From Persian, Delara means 'adorning the heart' or 'beloved,' from elements for heart and beauty.
Delara is a name of Persian origin, composed of two elements: "del," meaning heart, and "ara," meaning adorning or decorating. The full meaning — "one who adorns the heart" or "heart-pleasing" — belongs to the tradition of Persian poetry, where the heart (del) is the seat of love, longing, and spiritual yearning. Persian classical literature is saturated with this metaphor, from Rumi's Masnavi to Hafez's ghazals, and a name like Delara would have felt entirely at home in the courts of Isfahan or Shiraz.
The name is used across Persian-speaking communities in Iran, Afghanistan, and Tajikistan, as well as in Urdu-speaking communities in Pakistan and India, where Persian literary influence has been profound for centuries. Mughal court poetry borrowed liberally from Persian conventions, and names echoing those lyrical traditions carried prestige across the subcontinent.

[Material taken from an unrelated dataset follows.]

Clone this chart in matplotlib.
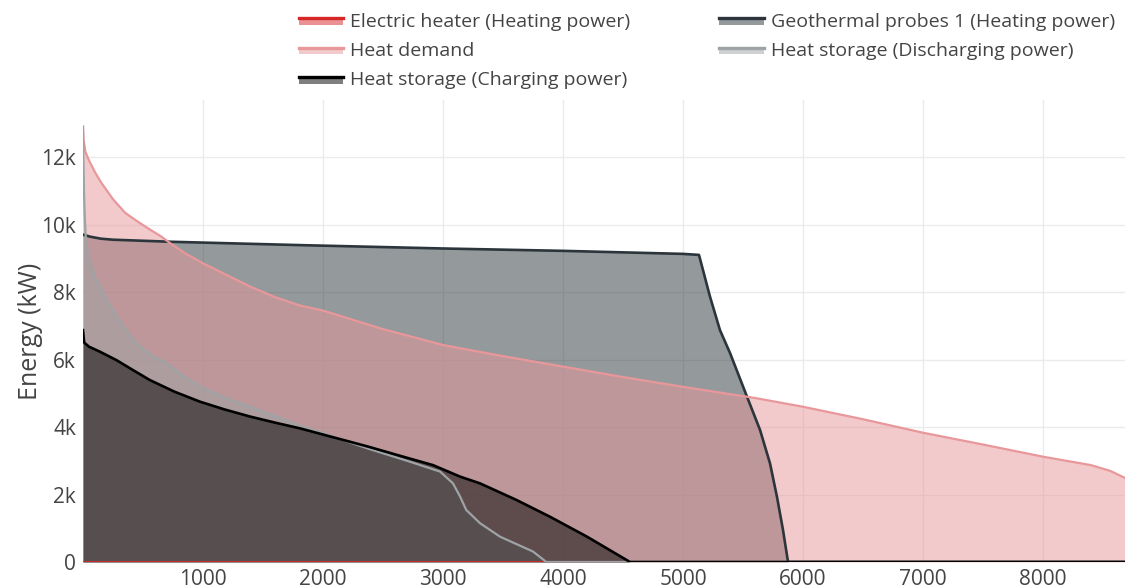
import matplotlib
matplotlib.use("Agg")
import matplotlib.pyplot as plt
from matplotlib.legend_handler import HandlerBase
from matplotlib.patches import Patch, Rectangle
from matplotlib.lines import Line2D

plt.rcParams['font.family'] = ['Open Sans', 'DejaVu Sans']

# duration curves (hours sorted by load), kW
heater_x = [0, 8760]
heater_y = [0, 0]

geo_x = [0, 60, 150, 250, 725, 1808, 3000, 4000, 5000, 5133, 5225, 5308, 5392, 5533,
         5642, 5725, 5783, 5833, 5875, 8760]
geo_y = [9700, 9640, 9580, 9550, 9490, 9390, 9290, 9220, 9130, 9100, 7860, 6870, 6190,
         4900, 3910, 2920, 1930, 950, 0, 0]

demand_x = [0, 5, 20, 50, 100, 150, 250, 350, 450, 558, 650, 725, 850, 1000, 1200,
            1400, 1600, 1808, 2000, 2500, 3000, 3500, 4000, 4500, 5000, 5600, 6000,
            6500, 7000, 7500, 8000, 8400, 8560, 8683]
demand_y = [12900, 12500, 12150, 11900, 11550, 11250, 10750, 10350, 10100, 9850, 9650,
            9450, 9150, 8850, 8500, 8150, 7850, 7600, 7450, 6900, 6430, 6100, 5790,
            5480, 5190, 4860, 4600, 4230, 3830, 3480, 3120, 2870, 2700, 2490]

dis_x = [0, 3, 8, 15, 25, 45, 72, 100, 142, 200, 280, 370, 475, 580, 697, 830, 975,
         1180, 1392, 1600, 1808, 2000, 2375, 2708, 2975, 3083, 3142, 3194, 3308, 3475,
         3750, 3861, 8760]
dis_y = [12900, 12000, 11000, 10200, 9500, 9000, 8750, 8450, 8160, 7750, 7270, 6800,
         6380, 6100, 5890, 5530, 5190, 4870, 4600, 4320, 4040, 3820, 3360, 2990, 2680,
         2330, 1940, 1540, 1150, 750, 310, 0, 0]

chg_x = [0, 10, 50, 142, 280, 420, 558, 760, 975, 1180, 1392, 1600, 1808, 2375, 2708,
         2917, 3142, 3308, 3611, 3892, 4200, 4558, 8760]
chg_y = [6870, 6500, 6380, 6230, 5980, 5680, 5390, 5050, 4750, 4520, 4310, 4130, 3960,
         3420, 3080, 2870, 2530, 2330, 1840, 1340, 750, 0, 0]

yticks = [0, 2000, 4000, 6000, 8000, 10000, 12000]
ytick_labels = ['0', '2k', '4k', '6k', '8k', '10k', '12k']
xticks = [1000, 2000, 3000, 4000, 5000, 6000, 7000, 8000]

series = [
    ('Electric heater (Heating power)', heater_x, heater_y, '#d62728', 2.0),
    ('Geothermal probes 1 (Heating power)', geo_x, geo_y, '#2b353b', 1.9),
    ('Heat demand', demand_x, demand_y, '#e8979a', 1.6),
    ('Heat storage (Discharging power)', dis_x, dis_y, '#9ea3a5', 1.6),
    ('Heat storage (Charging power)', chg_x, chg_y, '#000000', 1.9),
]


class FillLineHandler(HandlerBase):
    # fill block with the trace line across its top
    def create_artists(self, legend, orig_handle, xdescent, ydescent,
                       width, height, fontsize, trans):
        fc = orig_handle.get_facecolor()
        ec = orig_handle.get_edgecolor()
        y0 = height * 0.12 - ydescent
        y1 = height * 0.62 - ydescent
        rect = Rectangle((-xdescent, y0), width, y1 - y0, facecolor=fc,
                         edgecolor='none', transform=trans)
        line = Line2D([-xdescent, -xdescent + width], [y1, y1], color=ec,
                      linewidth=2.4, transform=trans)
        return [rect, line]


fig = plt.figure(figsize=(11.25, 5.88), dpi=100)
ax = fig.add_axes([83 / 1125, 26 / 588, 1 - 83 / 1125, (562 - 100) / 588])

handles = {}
for name, xs, ys, color, lw in series:
    ax.fill_between(xs, ys, 0, color=color, alpha=0.5, linewidth=0)
    ax.plot(xs, ys, color=color, linewidth=lw, solid_joinstyle='round')
    handles[name] = Patch(facecolor=matplotlib.colors.to_rgba(color, 0.5), edgecolor=color)

ax.set_xlim(0, 8683)
ax.set_ylim(0, 13690)
ax.set_xticks(xticks)
ax.set_xticklabels([str(t) for t in xticks])
ax.set_yticks(yticks)
ax.set_yticklabels(ytick_labels)
ax.tick_params(length=0, labelsize=15, labelcolor='#444444', pad=5)
ax.grid(color='#ebebeb', linewidth=1)
ax.set_axisbelow(True)
for s in ax.spines.values():
    s.set_visible(False)
ax.set_ylabel('Energy (kW)', fontsize=18, color='#444444')
ax.yaxis.set_label_coords(-0.038, 0.5)

order = ['Electric heater (Heating power)', 'Heat demand', 'Heat storage (Charging power)',
         'Geothermal probes 1 (Heating power)', 'Heat storage (Discharging power)']
fig.legend([handles[n] for n in order], order, ncol=2, frameon=False,
           loc='upper left', bbox_to_anchor=(289 / 1125, 1 - 3 / 588), fontsize=14,
           labelcolor='#444444', handlelength=2.3, handletextpad=0.36,
           columnspacing=4.55, labelspacing=0.58, borderpad=0,
           handler_map={Patch: FillLineHandler()})

fig.savefig('out.png', dpi=100)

Delara also appears in some Turkish-speaking communities, reflecting the Ottoman world's deep absorption of Persian aesthetic culture.

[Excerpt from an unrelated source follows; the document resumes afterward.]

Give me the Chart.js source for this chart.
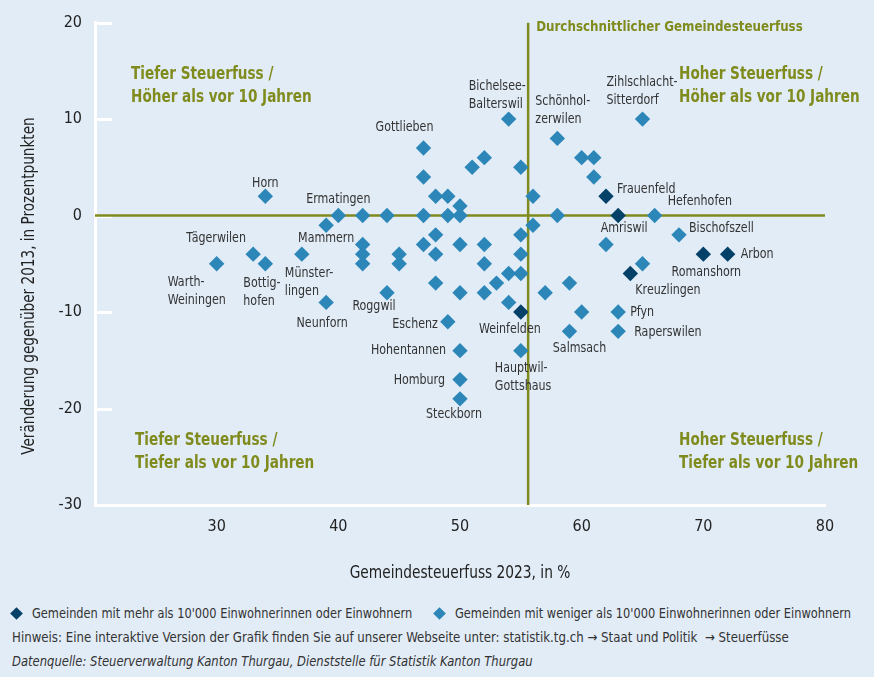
<!DOCTYPE html>
<html>
<head>
<meta charset="utf-8">
<script src="https://cdn.jsdelivr.net/npm/chart.js@4/dist/chart.umd.min.js"></script>
<style>
  body { margin: 0; background: #e2ecf7; font-family: "Liberation Sans Narrow", "DejaVu Sans Condensed", Arial, sans-serif; color: #333; }
  #wrap { position: relative; width: 874px; height: 600px; }
  .note { position: absolute; font-size: 14px; line-height: 17px; white-space: nowrap; transform-origin: left center; }
  .dia { position: absolute; width: 9px; height: 9px; transform: rotate(45deg); }
</style>
</head>
<body>
<div id="wrap"><canvas id="taxChart" width="874" height="600"></canvas></div>
<span class="dia" style="left:12px; top:609px; background:#034168"></span>
<div class="note" style="top:605px; left:32px; transform:scaleX(0.905)">Gemeinden mit mehr als 10'000 Einwohnerinnen oder Einwohnern</div>
<span class="dia" style="left:435px; top:609px; background:#2c87b8"></span>
<div class="note" style="top:605px; left:455px; transform:scaleX(0.905)">Gemeinden mit weniger als 10'000 Einwohnerinnen oder Einwohnern</div>
<div class="note" style="top:629px; left:12px; transform:scaleX(0.937)">Hinweis: Eine interaktive Version der Grafik finden Sie auf unserer Webseite unter: statistik.tg.ch → Staat und Politik &nbsp;→ Steuerfüsse</div>
<div class="note" style="top:653px; left:12px; font-style:italic; transform:scaleX(0.92)">Datenquelle: Steuerverwaltung Kanton Thurgau, Dienststelle für Statistik Kanton Thurgau</div>

<script>
// Gemeinden unter 10'000 Einwohner: Steuerfuss 2023 (%) und Veränderung ggü. 2013 (Prozentpunkte)
const smallRate = [30, 33, 34, 34, 37, 39, 39, 40, 42, 42, 42, 42, 44, 44, 45, 45,
    47, 47, 47, 47, 48, 48, 48, 48, 49, 49, 49, 50, 50, 50, 50, 50, 50, 50,
    51, 52, 52, 52, 52, 53, 54, 54, 54, 55, 55, 55, 55, 55, 56, 56, 57, 58, 58,
    59, 59, 60, 60, 61, 61, 62, 63, 63, 65, 65, 66, 68];
const smallChange = [-5, -4, -5, 2, -4, -1, -9, 0, 0, -3, -4, -5, 0, -8, -4, -5,
    7, 4, 0, -3, 2, -2, -4, -7, 2, 0, -11, 1, 0, -3, -8, -14, -17, -19,
    5, 6, -3, -5, -8, -7, 10, -6, -9, 5, -2, -4, -6, -14, 2, -1, -8, 8, 0,
    -7, -12, 6, -10, 6, 4, -3, -10, -12, 10, -5, 0, -2];
const smallNames = ["Warth-\nWeiningen", "Tägerwilen", "Bottig-\nhofen", "Horn", "Münster-\nlingen", "Mammern", "Neunforn", "Ermatingen", "", "", "", "", "", "Roggwil", "", "",
    "Gottlieben", "", "", "", "", "", "", "", "", "", "Eschenz", "", "", "", "", "Hohentannen", "Homburg", "Steckborn",
    "", "", "", "", "", "", "Bichelsee-\nBalterswil", "", "", "", "", "", "", "Hauptwil-\nGottshaus", "", "", "", "Schönhol-\nzerwilen", "",
    "", "Salmsach", "", "", "", "", "", "Pfyn", "Raperswilen", "Zihlschlacht-\nSitterdorf", "", "Hefenhofen", "Bischofszell"];

// Gemeinden über 10'000 Einwohner
const largeRate = [55, 62, 63, 64, 70, 72];
const largeChange = [-10, 2, 0, -6, -4, -4];
const largeNames = ["Weinfelden", "Frauenfeld", "Amriswil", "Kreuzlingen", "Romanshorn", "Arbon"];

const avgRate = 55.6;   // durchschnittlicher Gemeindesteuerfuss
const xTicks = [20, 30, 40, 50, 60, 70, 80];
const yTicks = [-30, -20, -10, 0, 10, 20];

const OLIVE = '#808b1d';
const FONT = '"Liberation Sans Narrow", "DejaVu Sans Condensed", Arial, sans-serif';

// label placement: [dx, dy, align]
const labelPos = {
    "Horn": [0, -13, 'center'], "Tägerwilen": [-37, -16, 'center'],
    "Warth-\nWeiningen": [-49, 19, 'left'], "Bottig-\nhofen": [-22, 20, 'left'],
    "Münster-\nlingen": [-17, 19, 'left'], "Mammern": [0, 13, 'center'],
    "Ermatingen": [0, -16, 'center'], "Neunforn": [-4, 21, 'center'],
    "Roggwil": [-13, 14, 'center'], "Gottlieben": [-19, -21, 'center'],
    "Eschenz": [-10, 3, 'right'], "Hohentannen": [-14, 0, 'right'],
    "Homburg": [-15, 1, 'right'], "Steckborn": [-6, 15, 'center'],
    "Weinfelden": [-11, 17, 'center'], "Hauptwil-\nGottshaus": [-26, 18, 'left'],
    "Bichelsee-\nBalterswil": [-40, -33, 'left'], "Schönhol-\nzerwilen": [-22, -37, 'left'],
    "Salmsach": [10, 17, 'center'], "Zihlschlacht-\nSitterdorf": [-36, -37, 'left'],
    "Frauenfeld": [11, -7, 'left'], "Hefenhofen": [13, -14, 'left'],
    "Amriswil": [6, 13, 'center'], "Bischofszell": [10, -6, 'left'],
    "Arbon": [13, 0, 'left'], "Romanshorn": [3, 18, 'center'],
    "Kreuzlingen": [5, 17, 'left'], "Pfyn": [12, 0, 'left'], "Raperswilen": [16, 1, 'left']
};

const toPoints = (xs, ys) => xs.map((x, i) => ({x: x, y: ys[i]}));

// schmale Schrift nachbilden: horizontal stauchen
function narrowText(ctx, text, x, y, align, sx) {
    ctx.save();
    ctx.translate(x, y);
    ctx.scale(sx, 1);
    ctx.textAlign = align;
    ctx.fillText(text, 0, 0);
    ctx.restore();
}

const decorPlugin = {
    id: 'decor',
    beforeDatasetsDraw(chart) {
        const ctx = chart.ctx, ys = chart.scales.y, area = chart.chartArea;
        ctx.save();
        ctx.strokeStyle = '#ffffff';
        ctx.lineWidth = 3;
        yTicks.forEach(v => {
            if (v === -30) return;
            let py = Math.round(ys.getPixelForValue(v)) + 0.5;
            ctx.beginPath();
            ctx.moveTo(area.left, py);
            ctx.lineTo(area.left + 17, py);
            ctx.stroke();
        });
        ctx.restore();
    },
    afterDatasetsDraw(chart) {
        const ctx = chart.ctx, area = chart.chartArea, xs = chart.scales.x;
        ctx.save();
        ctx.textBaseline = 'middle';

        // Ortsnamen
        ctx.fillStyle = '#333';
        ctx.font = '14px ' + FONT;
        [[0, smallNames], [1, largeNames]].forEach(([di, names]) => {
            chart.getDatasetMeta(di).data.forEach((pt, i) => {
                let name = names[i];
                if (!name) return;
                let p = labelPos[name] || [0, -14, 'center'];
                name.split('\n').forEach((line, k) => {
                    narrowText(ctx, line, pt.x + p[0], pt.y + p[1] + k * 18, p[2], 0.88);
                });
            });
        });

        // Quadranten
        ctx.fillStyle = OLIVE;
        ctx.font = 'bold 18px ' + FONT;
        const quad = [
            [area.left + 36, area.top + 52, "Tiefer Steuerfuss /", "Höher als vor 10 Jahren"],
            [area.left + 584, area.top + 52, "Hoher Steuerfuss /", "Höher als vor 10 Jahren"],
            [area.left + 40, area.top + 418, "Tiefer Steuerfuss /", "Tiefer als vor 10 Jahren"],
            [area.left + 584, area.top + 418, "Hoher Steuerfuss /", "Tiefer als vor 10 Jahren"]
        ];
        quad.forEach(q => {
            narrowText(ctx, q[2], q[0], q[1], 'left', 0.84);
            narrowText(ctx, q[3], q[0], q[1] + 23, 'left', 0.84);
        });
        ctx.font = 'bold 14px ' + FONT;
        narrowText(ctx, "Durchschnittlicher Gemeindesteuerfuss", xs.getPixelForValue(avgRate) + 8, area.top + 5, 'left', 0.945);

        // Achsentitel
        ctx.fillStyle = '#222';
        ctx.font = '17px ' + FONT;
        narrowText(ctx, "Gemeindesteuerfuss 2023, in %", (area.left + area.right) / 2, 574, 'center', 0.9);
        ctx.translate(30, 286);
        ctx.rotate(-Math.PI / 2);
        narrowText(ctx, "Veränderung gegenüber 2013, in Prozentpunkten", 0, 0, 'center', 0.89);
        ctx.restore();
    }
};

new Chart(document.getElementById('taxChart'), {
    type: 'scatter',
    plugins: [decorPlugin],
    data: {
        datasets: [
            {
                label: "Gemeinden mit weniger als 10'000 Einwohnerinnen oder Einwohnern",
                data: toPoints(smallRate, smallChange),
                pointStyle: 'rectRot',
                pointRadius: 7.7,
                backgroundColor: '#2c87b8',
                borderWidth: 0,
                order: 2
            },
            {
                label: "Gemeinden mit mehr als 10'000 Einwohnerinnen oder Einwohnern",
                data: toPoints(largeRate, largeChange),
                pointStyle: 'rectRot',
                pointRadius: 7.7,
                backgroundColor: '#034168',
                borderWidth: 0,
                order: 1
            },
            {
                type: 'line',
                data: [{x: xTicks[0], y: 0}, {x: xTicks[xTicks.length - 1], y: 0}],
                borderColor: OLIVE,
                borderWidth: 2.5,
                pointRadius: 0,
                order: 5
            },
            {
                type: 'line',
                data: [{x: avgRate, y: yTicks[0]}, {x: avgRate, y: yTicks[yTicks.length - 1]}],
                borderColor: OLIVE,
                borderWidth: 2.5,
                pointRadius: 0,
                order: 5
            }
        ]
    },
    options: {
        responsive: false,
        animation: false,
        layout: { padding: { top: 18, right: 49, left: 0, bottom: 0 } },
        plugins: {
            legend: { display: false },
            tooltip: { enabled: false }
        },
        scales: {
            x: {
                type: 'linear',
                min: 20, max: 80,
                afterFit: s => { s.height = 95; },
                grid: { display: true, color: 'rgba(0,0,0,0)', drawTicks: false },
                border: { color: '#ffffff', width: 3 },
                ticks: {
                    stepSize: 10, padding: 12, color: '#222',
                    font: { family: FONT, size: 16 },
                    callback: v => v === 20 ? '' : v
                }
            },
            y: {
                type: 'linear',
                min: -30, max: 20,
                afterFit: s => { s.width = 95; },
                grid: { display: true, color: 'rgba(0,0,0,0)', drawTicks: false },
                border: { color: '#ffffff', width: 3 },
                ticks: {
                    stepSize: 10, padding: 13, color: '#222',
                    font: { family: FONT, size: 16 }
                }
            }
        }
    }
});
</script>
</body>
</html>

In the contemporary global diaspora, Delara offers a name that sounds both melodic and distinctive to Western ears without requiring pronunciation gymnastics — the three syllables de-LAR-a flow naturally across languages. It gained a poignant modern resonance in Germany, where Delara Burkhardt, a young Afghan asylum seeker whose deportation became a cause célèbre in 2009, put the name in public consciousness. Today Delara is a name that carries centuries of lyric beauty and, quietly, a story of courage.